The benefit of this approach is that I would get most of legalization for free, which is the
fragile bit in my approach at the moment.
Anyway, it’s become a long story, but (almost) in chronological order this is
what I’ve considered. Any hints, tips, suggestions welcome.
Goal of my exercise:
For ISel, I think having a separate register class will give you less headache. I wondering if you could get away with not touching the instructions descriptions at all, instead defining external pattens for the FullFP16 case, like so:
def VCVTBHS: ASuI<0b11101, 0b11, 0b0010, 0b01, 0, (outs SPR:$Sd), (ins SPR:$Sm),
IIC_fpCVTSH, “vcvtb”, “.f32.f16\t$Sd, $Sm”,
def : FP16Pat<(f16_to_fp GPR:$a),
(VCVTBHS (COPY_TO_REGCLASS GPR:$a, SPR))>;
def : FullFP16Pat<(f32 (fpextend HPR:$Sm)),
(VCVTBHS (COPY_TO_REGLASS HPR:$Sm, SPR)>;
I’m not sure of the COPY_TO_REGLASS semantics, but I would (dangerously) assume that it when it comes to copying the values between registers, it will be noticed that HPR and SPR actually alias each other and so no copy is needed. I hope this approach would allow for a clean separation of the FP16 and FullFP16 implementations and negate the need to manually type cast each register access.
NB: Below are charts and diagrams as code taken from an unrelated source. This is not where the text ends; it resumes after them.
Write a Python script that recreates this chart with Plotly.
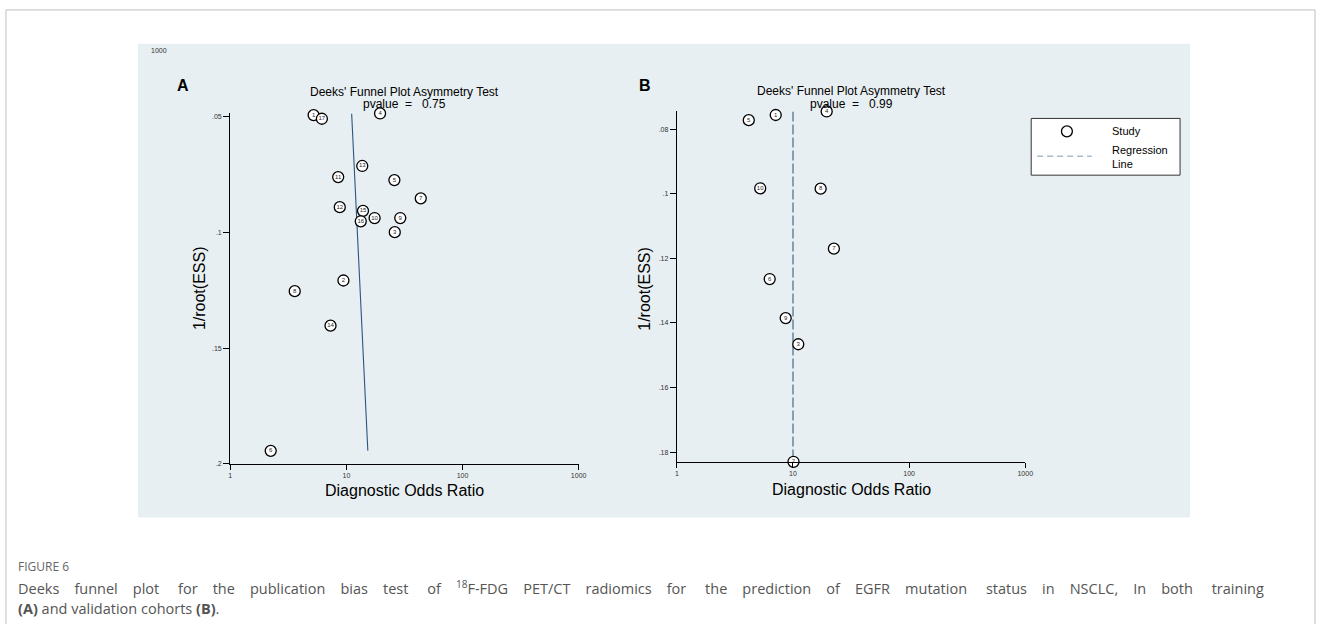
import plotly.graph_objects as go

# ---------------- data ----------------
# Panel A (training cohort)
a_study = ["1", "17", "4", "13", "11", "5", "7", "12", "15", "16", "10", "9", "3", "2", "8", "14", "6"]
a_dor = [5.22, 6.15, 19.5, 13.7, 8.5, 25.9, 43.7, 8.77, 13.9, 13.3, 17.5, 29.1, 26.1, 9.43, 3.59, 7.3, 2.23]
a_inv_root_ess = [0.0493, 0.0509, 0.0486, 0.0713, 0.0761, 0.0774, 0.0853, 0.0891, 0.0907, 0.0952,
                  0.0938, 0.0938, 0.0999, 0.1208, 0.1254, 0.1403, 0.1944]
a_reg_dor = [11.1, 15.3]
a_reg_inv = [0.0486, 0.1944]
a_pvalue = "0.75"

# Panel B (validation cohort)
b_study = ["1", "5", "4", "10", "8", "7", "6", "9", "3", "2"]
b_dor = [7.1, 4.16, 19.5, 5.22, 17.3, 22.5, 6.3, 8.65, 11.1, 10.1]
b_inv_root_ess = [0.0756, 0.0772, 0.0745, 0.0983, 0.0984, 0.117, 0.1264, 0.1385, 0.1466, 0.183]
b_reg_dor = [10.0, 10.0]
b_reg_inv = [0.0745, 0.183]
b_pvalue = "0.99"

x_tickvals = [1, 10, 100, 1000]
x_ticktext = ["1", "10", "100", "1000"]
a_y_tickvals = [0.05, 0.1, 0.15, 0.2]
a_y_ticktext = [".05", ".1", ".15", ".2"]
b_y_tickvals = [0.08, 0.1, 0.12, 0.14, 0.16, 0.18]
b_y_ticktext = [".08", ".1", ".12", ".14", ".16", ".18"]

caption_line1_words = ["Deeks", "funnel", "plot", "for", "the", "publication", "bias", "test", "of",
                       "<sup>18</sup>F-FDG", "PET/CT", "radiomics", "for", "the", "prediction", "of", "EGFR",
                       "mutation", "status", "in", "NSCLC,", "In", "both", "training"]
caption_line2 = "<b>(A)</b> and validation cohorts <b>(B)</b>."

# ---------------- layout helpers ----------------
W, H = 1328, 627
def px(x):
    return x / W
def py(y):
    return 1 - y / H

FONT = "Liberation Sans, Arial, sans-serif"
BG = "#e8eff2"
GRID = "#e9f0f3"

fig = go.Figure()

marker_style = dict(symbol="circle", size=11, color="white", line=dict(color="black", width=1.3))

# Panel A
fig.add_trace(go.Scatter(x=a_reg_dor, y=a_reg_inv, mode="lines", xaxis="x", yaxis="y",
                         line=dict(color="#2b5683", width=1.1), showlegend=False, hoverinfo="skip"))
fig.add_trace(go.Scatter(x=a_dor, y=a_inv_root_ess, mode="markers+text", text=a_study,
                         textposition="middle center", textfont=dict(size=6, color="#222", family=FONT),
                         marker=marker_style, xaxis="x", yaxis="y", showlegend=False, cliponaxis=False))

# Panel B
fig.add_trace(go.Scatter(x=b_reg_dor, y=b_reg_inv, mode="lines", xaxis="x2", yaxis="y2",
                         line=dict(color="#46688b", width=1.2, dash="10px,3px"), showlegend=False,
                         hoverinfo="skip"))
fig.add_trace(go.Scatter(x=b_dor, y=b_inv_root_ess, mode="markers+text", text=b_study,
                         textposition="middle center", textfont=dict(size=6, color="#222", family=FONT),
                         marker=marker_style, xaxis="x2", yaxis="y2", showlegend=False, cliponaxis=False))

xaxis_common = dict(type="log", range=[0, 3], tickmode="array", tickvals=x_tickvals, ticktext=x_ticktext,
                    ticks="outside", ticklen=5, tickwidth=1, tickcolor="black", showline=True,
                    linecolor="black", linewidth=1.2, showgrid=False, zeroline=False,
                    tickfont=dict(size=7, color="#333", family=FONT), fixedrange=True)
yaxis_common = dict(ticks="outside", ticklen=6, tickwidth=1, tickcolor="black", showline=True,
                    linecolor="black", linewidth=1.2, showgrid=True, gridcolor=GRID, gridwidth=2,
                    zeroline=False, tickfont=dict(size=7, color="#333", family=FONT), fixedrange=True,
                    tickmode="array")

fig.update_layout(
    width=W, height=H, margin=dict(l=0, r=0, t=0, b=0),
    paper_bgcolor="white", plot_bgcolor="white", showlegend=False,
    font=dict(family=FONT),
    xaxis=dict(xaxis_common, domain=[px(230), px(581)], anchor="y"),
    yaxis=dict(yaxis_common, domain=[py(466), py(114)], anchor="x", range=[0.2, 0.0486],
               tickvals=a_y_tickvals, ticktext=a_y_ticktext),
    xaxis2=dict(xaxis_common, domain=[px(680), px(1031)], anchor="y2"),
    yaxis2=dict(yaxis_common, domain=[py(464), py(112)], anchor="x2", range=[0.183, 0.0745],
                tickvals=b_y_tickvals, ticktext=b_y_ticktext),
)

shapes = []
# outer frame
shapes.append(dict(type="line", xref="paper", yref="paper", x0=px(4), x1=px(1323), y0=py(10), y1=py(10),
                   line=dict(color="#bfbfbf", width=1)))
shapes.append(dict(type="line", xref="paper", yref="paper", x0=px(4), x1=px(4), y0=py(10), y1=py(627),
                   line=dict(color="#bfbfbf", width=1)))
shapes.append(dict(type="line", xref="paper", yref="paper", x0=px(1323), x1=px(1323), y0=py(10), y1=py(627),
                   line=dict(color="#bfbfbf", width=1)))
# gray graph region
shapes.append(dict(type="rect", xref="paper", yref="paper", x0=px(137), x1=px(1197), y0=py(520), y1=py(44),
                   fillcolor=BG, line=dict(width=0), layer="below"))
# legend box
shapes.append(dict(type="rect", xref="paper", yref="paper", x0=px(1037), x1=px(1187), y0=py(176), y1=py(119),
                   fillcolor="white", line=dict(color="#333", width=1)))
shapes.append(dict(type="circle", xref="paper", yref="paper", x0=px(1067.5), x1=px(1078.5), y0=py(137.5),
                   y1=py(126.5), fillcolor="white", line=dict(color="black", width=1.3)))
shapes.append(dict(type="line", xref="paper", yref="paper", x0=px(1043), x1=px(1098), y0=py(157), y1=py(157),
                   line=dict(color="#a9bccb", width=1.5, dash="6px,4px")))
fig.update_layout(shapes=shapes)

nb = "\u00a0"
ann = []
def txt(x, y, s, size, xanchor="center", color="black", bold=False, family=FONT, textangle=0):
    ann.append(dict(x=px(x), y=py(y), xref="paper", yref="paper", text=("<b>%s</b>" % s) if bold else s,
                    showarrow=False, xanchor=xanchor, yanchor="middle", textangle=textangle,
                    font=dict(size=size, color=color, family=family)))

txt(148, 51, "1000", 7, xanchor="left", color="#333")
txt(174, 86, "A", 16, xanchor="left", bold=True)
txt(640, 86, "B", 16, xanchor="left", bold=True)
txt(405.5, 92, "Deeks' Funnel Plot Asymmetry Test", 12)
txt(405.5, 105, "pvalue" + nb * 2 + "=" + nb * 3 + a_pvalue, 12)
txt(855.5, 91, "Deeks' Funnel Plot Asymmetry Test", 12)
txt(855.5, 104, "pvalue" + nb * 2 + "=" + nb * 3 + b_pvalue, 12)
txt(199, 290, "1/root(ESS)", 16, textangle=-90)
txt(647, 290, "1/root(ESS)", 16, textangle=-90)
txt(405.5, 493, "Diagnostic Odds Ratio", 16)
txt(855.5, 492, "Diagnostic Odds Ratio", 16)
# legend text
txt(1116, 132, "Study", 11, xanchor="left")
ann.append(dict(x=px(1116), y=py(158), xref="paper", yref="paper", text="Regression<br>Line",
                showarrow=False, xanchor="left", yanchor="middle", align="left",
                font=dict(size=11, color="black", family=FONT)))
# caption (line 1 is justified in the reference: widen the word gaps)
CAP = "Open Sans, Lato, sans-serif"
txt(14, 569, "FIGURE 6", 12, xanchor="left", color="#666", family=CAP)
justified = caption_line1_words[0]
for i, w in enumerate(caption_line1_words[1:]):
    justified += (nb * 5 if i % 5 == 2 else nb * 4) + w
txt(14, 590, justified, 14.5, xanchor="left", color="#555", family=CAP)
txt(14, 611, caption_line2, 14.5, xanchor="left", color="#555", family=CAP)
fig.update_layout(annotations=ann)

fig.write_html("out.html")
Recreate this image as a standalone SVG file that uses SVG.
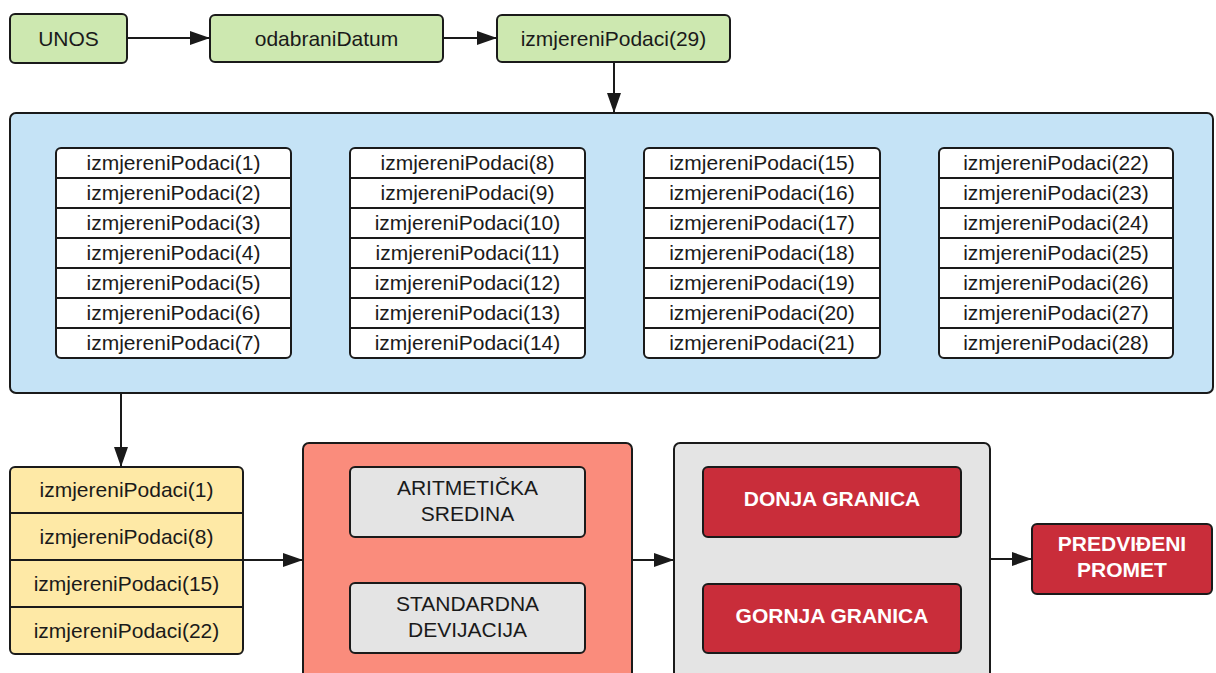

Thanks for the suggestions! I can confirm that this works, so this is indeed the
most elegant way to separate the FP16 and FullFP16 rules.
This was the last piece of the puzzle. I can now abandon my old approach,
and will go for the CCState and this tablegen separation approach; thus we get
most of the legalization for free and it is more robust than custom lowering
loads/stores (and some other corner cases).